Quicker and cheaper is not a good thing. Your negotiating power is based on your BATNA, or Best Alternative to Negotiated Agreement.
With a binding arbitration agreement, the company's BATNA is paying for arbitration proceedings. Without it, their BATNA is getting sued and going through discovery. Discovery in high-profile cases will wind up resulting in a gigantic PR disaster, which means that the company settles for basically whatever damages the aggrieved employee asks for.
> Discovery in high-profile cases will wind up resulting in a gigantic PR disaster, which means that the company settles for basically whatever damages the aggrieved employee asks for.
For employees, yes. The company can offer a settlement for basically all the monetary claims if the employee skips discovery and agrees to not speak about the case.
> there is no denying that it's the quicker and cheaper method
Yes there is. One of the primary motiations some companies have for forcing abitration is to make claims that would usually be covered by class actions prohibitively expensive to pursue. Recently that has backfired for Uber with 12,500 individual actions being filed against them [0].
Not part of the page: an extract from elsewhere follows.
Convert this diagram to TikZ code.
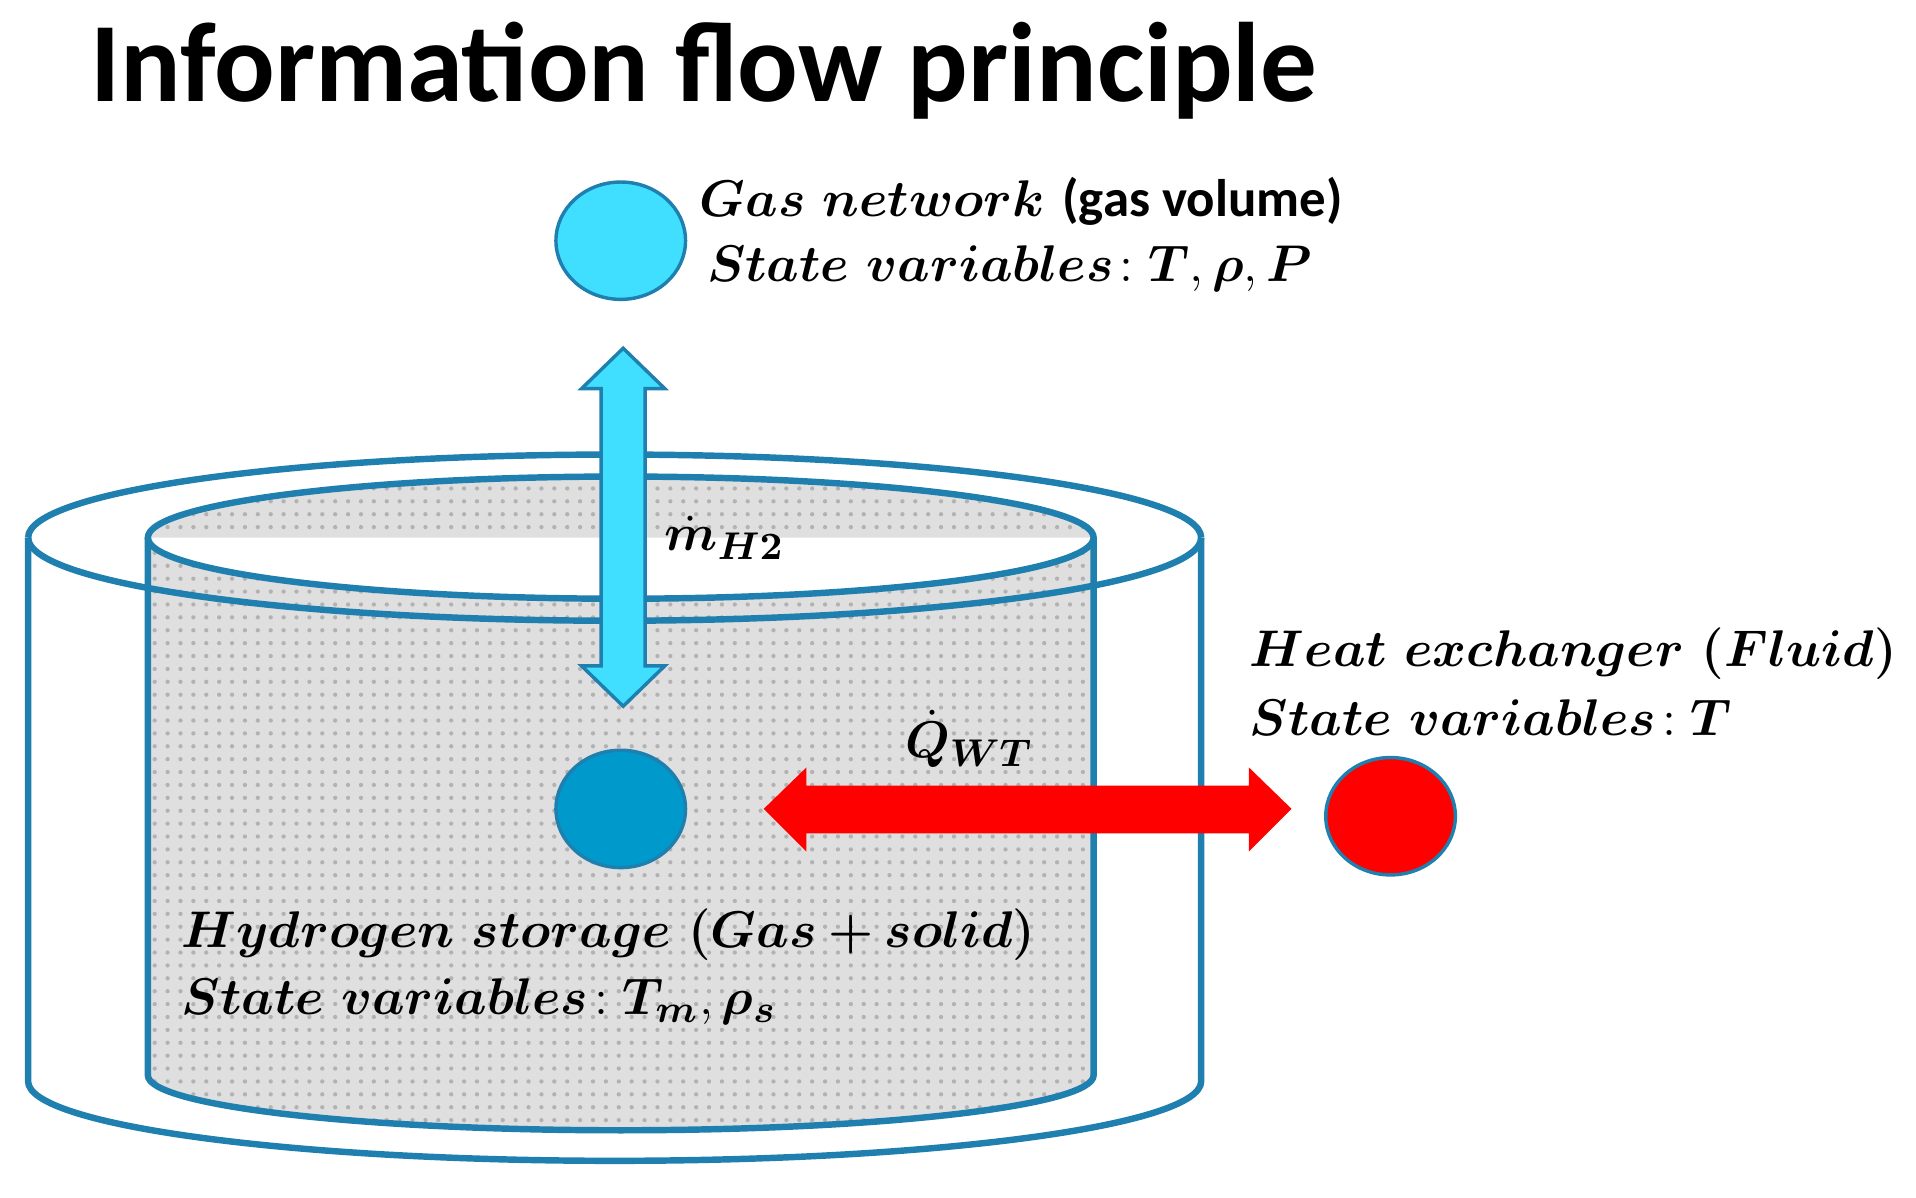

Also, when arbitrators actual go ahead and do things properly with discovery and all, the costs can be greater than court because instead of the taxpayers paying for the judge the parties in the suit do, e.g. [1].
Yes, in states without "right to work" (for less) and other union-busting laws. More importantly would be for workers to quit en masse and start their own employee-owned co-op so they're not cheated out of profits they helped create but rarely see.
I'm really glad to hear that Google made this step, now if they would drop the overly expansive ownership claim in their employment agreement and the right to surveillance on personal property it would be a much more employee friendly place.
I also hope that it gives them an edge in hiring which would encourage other employers to follow suit in order to be competitive.